> **Written problem**: Identify the lines that contain the word "this", then copy them.

>>>

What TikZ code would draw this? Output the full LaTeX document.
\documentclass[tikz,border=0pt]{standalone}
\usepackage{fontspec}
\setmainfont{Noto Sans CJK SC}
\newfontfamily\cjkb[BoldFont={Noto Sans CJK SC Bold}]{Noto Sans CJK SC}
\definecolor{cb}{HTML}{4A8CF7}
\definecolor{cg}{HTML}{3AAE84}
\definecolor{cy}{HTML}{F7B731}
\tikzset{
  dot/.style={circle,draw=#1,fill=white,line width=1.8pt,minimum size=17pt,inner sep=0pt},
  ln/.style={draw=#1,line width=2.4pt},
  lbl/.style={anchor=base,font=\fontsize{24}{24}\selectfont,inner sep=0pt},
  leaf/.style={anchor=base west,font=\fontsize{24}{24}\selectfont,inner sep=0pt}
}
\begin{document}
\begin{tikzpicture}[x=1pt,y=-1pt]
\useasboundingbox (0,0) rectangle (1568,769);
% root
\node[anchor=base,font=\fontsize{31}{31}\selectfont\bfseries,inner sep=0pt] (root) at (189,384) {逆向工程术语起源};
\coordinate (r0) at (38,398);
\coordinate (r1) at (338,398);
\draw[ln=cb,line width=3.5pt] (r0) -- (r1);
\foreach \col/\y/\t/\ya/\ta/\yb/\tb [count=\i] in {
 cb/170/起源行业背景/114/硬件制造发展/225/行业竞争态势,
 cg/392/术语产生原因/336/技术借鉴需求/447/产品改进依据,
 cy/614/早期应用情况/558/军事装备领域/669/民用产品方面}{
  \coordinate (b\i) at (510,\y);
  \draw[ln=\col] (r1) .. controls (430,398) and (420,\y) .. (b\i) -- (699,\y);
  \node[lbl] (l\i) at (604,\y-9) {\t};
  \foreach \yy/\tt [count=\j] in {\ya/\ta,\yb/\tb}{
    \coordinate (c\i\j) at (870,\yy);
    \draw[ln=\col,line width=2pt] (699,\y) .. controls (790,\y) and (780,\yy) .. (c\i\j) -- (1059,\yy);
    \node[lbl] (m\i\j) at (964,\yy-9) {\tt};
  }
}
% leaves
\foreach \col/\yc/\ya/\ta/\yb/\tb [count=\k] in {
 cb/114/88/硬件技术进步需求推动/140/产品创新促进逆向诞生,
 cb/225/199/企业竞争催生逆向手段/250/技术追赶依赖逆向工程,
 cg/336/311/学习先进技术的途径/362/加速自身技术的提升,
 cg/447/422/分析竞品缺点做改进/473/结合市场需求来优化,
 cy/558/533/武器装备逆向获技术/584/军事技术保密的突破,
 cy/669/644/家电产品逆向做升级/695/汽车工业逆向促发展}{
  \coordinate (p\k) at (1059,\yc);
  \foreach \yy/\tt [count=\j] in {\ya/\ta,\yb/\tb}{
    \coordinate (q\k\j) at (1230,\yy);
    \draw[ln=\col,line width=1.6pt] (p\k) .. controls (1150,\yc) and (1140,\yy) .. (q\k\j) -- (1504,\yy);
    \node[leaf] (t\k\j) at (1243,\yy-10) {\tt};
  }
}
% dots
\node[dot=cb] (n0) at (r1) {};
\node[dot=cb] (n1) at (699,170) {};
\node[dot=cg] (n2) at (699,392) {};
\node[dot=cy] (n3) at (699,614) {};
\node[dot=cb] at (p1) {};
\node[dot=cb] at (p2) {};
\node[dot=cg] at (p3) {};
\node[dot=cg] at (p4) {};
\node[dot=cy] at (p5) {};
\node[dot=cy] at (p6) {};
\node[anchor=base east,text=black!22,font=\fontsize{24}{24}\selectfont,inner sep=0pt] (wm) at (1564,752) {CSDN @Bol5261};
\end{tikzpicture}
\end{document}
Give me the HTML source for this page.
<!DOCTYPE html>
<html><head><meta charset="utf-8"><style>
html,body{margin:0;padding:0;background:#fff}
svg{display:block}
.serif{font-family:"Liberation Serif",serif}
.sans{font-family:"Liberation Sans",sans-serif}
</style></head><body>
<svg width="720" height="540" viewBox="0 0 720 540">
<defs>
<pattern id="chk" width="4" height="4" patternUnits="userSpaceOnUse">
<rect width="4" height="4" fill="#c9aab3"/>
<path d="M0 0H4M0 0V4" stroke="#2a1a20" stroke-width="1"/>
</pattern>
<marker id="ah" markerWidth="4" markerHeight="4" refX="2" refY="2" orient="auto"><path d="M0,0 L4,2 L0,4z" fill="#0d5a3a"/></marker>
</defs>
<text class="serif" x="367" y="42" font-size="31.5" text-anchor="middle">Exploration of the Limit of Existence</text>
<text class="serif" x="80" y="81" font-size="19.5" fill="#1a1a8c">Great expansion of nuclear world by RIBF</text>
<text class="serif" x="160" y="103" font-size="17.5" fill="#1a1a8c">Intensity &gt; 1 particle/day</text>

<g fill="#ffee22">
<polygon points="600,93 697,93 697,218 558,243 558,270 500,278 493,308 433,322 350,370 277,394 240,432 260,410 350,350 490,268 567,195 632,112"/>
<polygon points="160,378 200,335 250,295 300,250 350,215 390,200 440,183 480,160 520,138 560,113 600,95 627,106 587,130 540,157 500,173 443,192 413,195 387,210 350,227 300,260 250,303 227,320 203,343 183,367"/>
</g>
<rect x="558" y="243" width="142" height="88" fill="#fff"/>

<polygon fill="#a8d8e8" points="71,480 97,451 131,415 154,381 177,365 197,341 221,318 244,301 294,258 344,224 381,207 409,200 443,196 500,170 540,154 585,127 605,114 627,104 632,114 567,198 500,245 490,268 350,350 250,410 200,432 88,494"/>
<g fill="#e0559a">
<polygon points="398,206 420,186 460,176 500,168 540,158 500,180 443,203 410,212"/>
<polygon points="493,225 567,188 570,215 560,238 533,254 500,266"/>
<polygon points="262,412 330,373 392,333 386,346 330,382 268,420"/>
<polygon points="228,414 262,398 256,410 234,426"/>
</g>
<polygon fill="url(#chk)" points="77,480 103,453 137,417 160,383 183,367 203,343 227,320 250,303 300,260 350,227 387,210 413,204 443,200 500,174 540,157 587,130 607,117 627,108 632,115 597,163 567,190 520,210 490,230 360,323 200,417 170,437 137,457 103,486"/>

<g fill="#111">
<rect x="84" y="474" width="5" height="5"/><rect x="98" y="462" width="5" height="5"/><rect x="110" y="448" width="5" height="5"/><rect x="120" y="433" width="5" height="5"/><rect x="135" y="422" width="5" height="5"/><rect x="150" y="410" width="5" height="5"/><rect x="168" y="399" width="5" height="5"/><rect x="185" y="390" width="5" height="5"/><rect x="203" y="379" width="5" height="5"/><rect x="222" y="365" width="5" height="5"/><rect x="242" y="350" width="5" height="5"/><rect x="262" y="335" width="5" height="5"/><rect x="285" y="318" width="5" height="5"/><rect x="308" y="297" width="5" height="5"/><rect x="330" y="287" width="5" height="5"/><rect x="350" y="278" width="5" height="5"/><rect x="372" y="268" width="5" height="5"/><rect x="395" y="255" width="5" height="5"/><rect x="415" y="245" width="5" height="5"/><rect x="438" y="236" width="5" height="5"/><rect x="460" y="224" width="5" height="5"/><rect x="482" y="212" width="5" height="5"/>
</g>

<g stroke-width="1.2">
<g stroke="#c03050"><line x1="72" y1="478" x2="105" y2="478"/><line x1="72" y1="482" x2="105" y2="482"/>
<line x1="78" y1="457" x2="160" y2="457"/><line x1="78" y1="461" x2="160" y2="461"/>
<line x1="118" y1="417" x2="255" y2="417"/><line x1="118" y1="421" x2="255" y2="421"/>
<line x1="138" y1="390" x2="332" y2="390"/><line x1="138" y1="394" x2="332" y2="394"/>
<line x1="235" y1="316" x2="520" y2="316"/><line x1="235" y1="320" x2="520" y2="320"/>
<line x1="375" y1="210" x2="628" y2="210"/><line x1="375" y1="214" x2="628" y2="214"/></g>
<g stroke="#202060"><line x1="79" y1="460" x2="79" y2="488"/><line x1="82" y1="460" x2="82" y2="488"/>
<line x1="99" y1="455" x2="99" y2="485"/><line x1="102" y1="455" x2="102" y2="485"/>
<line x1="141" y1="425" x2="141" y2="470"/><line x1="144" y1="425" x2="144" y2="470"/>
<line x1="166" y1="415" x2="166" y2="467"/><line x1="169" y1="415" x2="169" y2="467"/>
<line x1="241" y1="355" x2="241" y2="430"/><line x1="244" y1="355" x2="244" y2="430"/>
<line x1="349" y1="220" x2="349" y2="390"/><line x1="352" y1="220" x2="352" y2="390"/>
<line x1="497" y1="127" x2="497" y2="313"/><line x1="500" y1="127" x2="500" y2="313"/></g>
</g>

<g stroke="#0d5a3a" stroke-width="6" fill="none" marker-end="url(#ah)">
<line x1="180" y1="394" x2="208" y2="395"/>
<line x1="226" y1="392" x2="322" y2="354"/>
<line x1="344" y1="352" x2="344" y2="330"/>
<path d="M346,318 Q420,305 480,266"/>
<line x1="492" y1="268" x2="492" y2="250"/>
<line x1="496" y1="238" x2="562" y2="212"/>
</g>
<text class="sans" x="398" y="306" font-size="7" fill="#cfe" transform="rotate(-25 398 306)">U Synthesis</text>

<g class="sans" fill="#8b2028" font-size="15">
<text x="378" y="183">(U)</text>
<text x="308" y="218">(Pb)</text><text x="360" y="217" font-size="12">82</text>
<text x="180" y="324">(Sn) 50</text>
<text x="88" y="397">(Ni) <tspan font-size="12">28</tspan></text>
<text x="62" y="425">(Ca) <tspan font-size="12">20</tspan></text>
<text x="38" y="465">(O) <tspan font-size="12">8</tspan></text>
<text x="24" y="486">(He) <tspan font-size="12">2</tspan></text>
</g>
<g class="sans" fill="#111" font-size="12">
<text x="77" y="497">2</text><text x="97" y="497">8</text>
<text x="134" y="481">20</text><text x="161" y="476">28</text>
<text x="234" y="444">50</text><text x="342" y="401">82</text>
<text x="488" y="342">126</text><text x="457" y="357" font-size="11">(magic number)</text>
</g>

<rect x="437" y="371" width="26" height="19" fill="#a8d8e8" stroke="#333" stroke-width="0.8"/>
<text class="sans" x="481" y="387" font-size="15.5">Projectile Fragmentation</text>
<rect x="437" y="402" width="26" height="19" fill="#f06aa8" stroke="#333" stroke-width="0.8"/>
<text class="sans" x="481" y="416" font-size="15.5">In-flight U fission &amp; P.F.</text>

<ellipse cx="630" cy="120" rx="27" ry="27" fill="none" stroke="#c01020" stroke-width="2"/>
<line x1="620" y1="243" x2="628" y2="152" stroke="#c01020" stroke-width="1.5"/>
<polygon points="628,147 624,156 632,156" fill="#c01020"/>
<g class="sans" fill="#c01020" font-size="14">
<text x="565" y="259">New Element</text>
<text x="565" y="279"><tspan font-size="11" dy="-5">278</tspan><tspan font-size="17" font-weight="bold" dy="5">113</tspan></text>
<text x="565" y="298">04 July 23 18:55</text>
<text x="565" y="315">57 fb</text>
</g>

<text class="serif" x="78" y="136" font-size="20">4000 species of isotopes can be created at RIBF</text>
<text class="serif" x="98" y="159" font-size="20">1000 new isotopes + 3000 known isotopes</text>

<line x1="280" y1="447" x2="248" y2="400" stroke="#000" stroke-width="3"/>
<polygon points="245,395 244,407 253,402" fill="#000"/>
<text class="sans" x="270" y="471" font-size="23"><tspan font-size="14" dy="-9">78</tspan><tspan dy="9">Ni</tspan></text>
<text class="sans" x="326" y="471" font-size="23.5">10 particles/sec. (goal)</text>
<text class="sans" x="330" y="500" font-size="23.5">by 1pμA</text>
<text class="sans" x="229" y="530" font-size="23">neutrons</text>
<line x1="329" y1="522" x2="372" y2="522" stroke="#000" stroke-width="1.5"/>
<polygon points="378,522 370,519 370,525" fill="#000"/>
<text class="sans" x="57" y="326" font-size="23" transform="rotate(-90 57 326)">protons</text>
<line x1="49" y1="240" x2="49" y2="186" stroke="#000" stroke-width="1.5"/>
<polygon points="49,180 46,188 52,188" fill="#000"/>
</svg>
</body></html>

<<<

> **Answer to the task**:
What TikZ code would draw this? Output the full LaTeX document.
Give me the HTML source for this page.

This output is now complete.